AG: Andrew Goldwasser
AH: Adam Higgins

AH
Andrew, how did you get into theater?

AG
When I was younger I always enjoyed it, but I never really seriously considered it as a career until I went to college. I went to Tulane studying law, but I wasn’t enjoying it, and I decided to have an extracurricular activity, something I knew I would enjoy. I auditioned for a play-- I did it and thought ‘Y'know, this is all I'm really enjoying about college, so why not study the thing you love?' So I transferred to the University of Arizona (where they have a good theater department) and I haven’t looked back since.

AH
What professional experiences have brought you to where you are now?

AG
I would say the internship at Milwaukee Rep was my first big professional job. I mean it was only an internship, but coming right out of college I did that and working there at one of the biggest and best regional theaters in the country, on the job training is better than anything you could ask for, and getting to see how they work. That was still probably the most formative experience I've had in theater. I met Sandy Robbins of the PTTP, where I study now, and he directed one show I was in (The Voysey Inheritance) at Milwaukee Rep, and I liked him and his way of working. After the Rep I worked in California at PCPA (Pacific Conservatory for the Performing Arts) and it was a wonderful mix of musical, contemporary and classical theater.

AH
What drew you to classical theater program like the PTTP?

AG
Arizona’s one of the best places (I think) to go for musical theater, but I felt like I could work more on my classical experience.

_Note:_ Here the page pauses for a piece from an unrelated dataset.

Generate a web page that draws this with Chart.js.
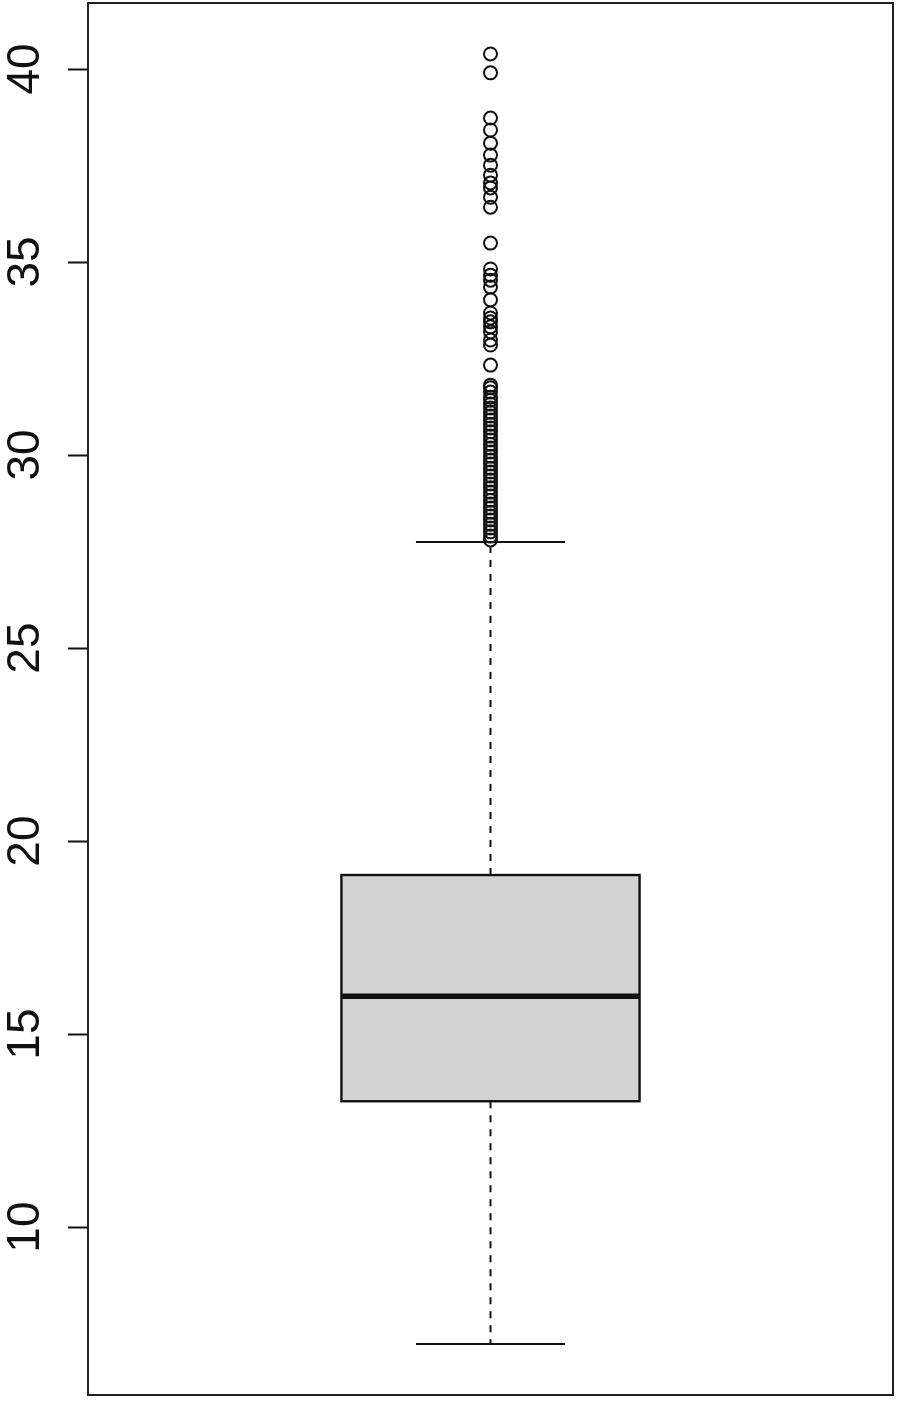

When I left I saw people speaking Shakespeare's words, and I was thinking 'Gosh, I don't really have the artistry to do that', and so I wanted to go to a training program that was really known for that kind of work, because the best privilege for me as an actor is to get to speak those words, the best words ever written. To get to speak them and hopefully move a modern audience with something that was written hundreds of years ago. I think that's the power of theater, so I'd like to just spend the rest of my life doing that, and I'd be pretty happy.

AH
What are the roles that you’ll be playing this year at TSF?

AG
I'm playing Chrysale in The Learned Ladies, then I'm playing Thurio in Two Gentlemen of Verona, and Duke Frederick in As You Like It.

AH
What excites you about these parts you're going to be playing this year?

AG
"I just finished a production of Two Gents where I played Valentine... so approaching the same play from a completely different perspective should be a blast. Duke Frederick is not a big role, but it is always fun to play someone with a little bit of 'evil' in them and I look forward to that and I played Touchstone in As You... at the University of Delaware in 2008. And Chrysale is the longest of my roles this summer and it is my first time really having a lot to do in a Moliere play. It is terribly exciting just to read the play and see what a comic genius Moliere was and how funny the rhymed translation we are doing is... I am looking forward to this summer!"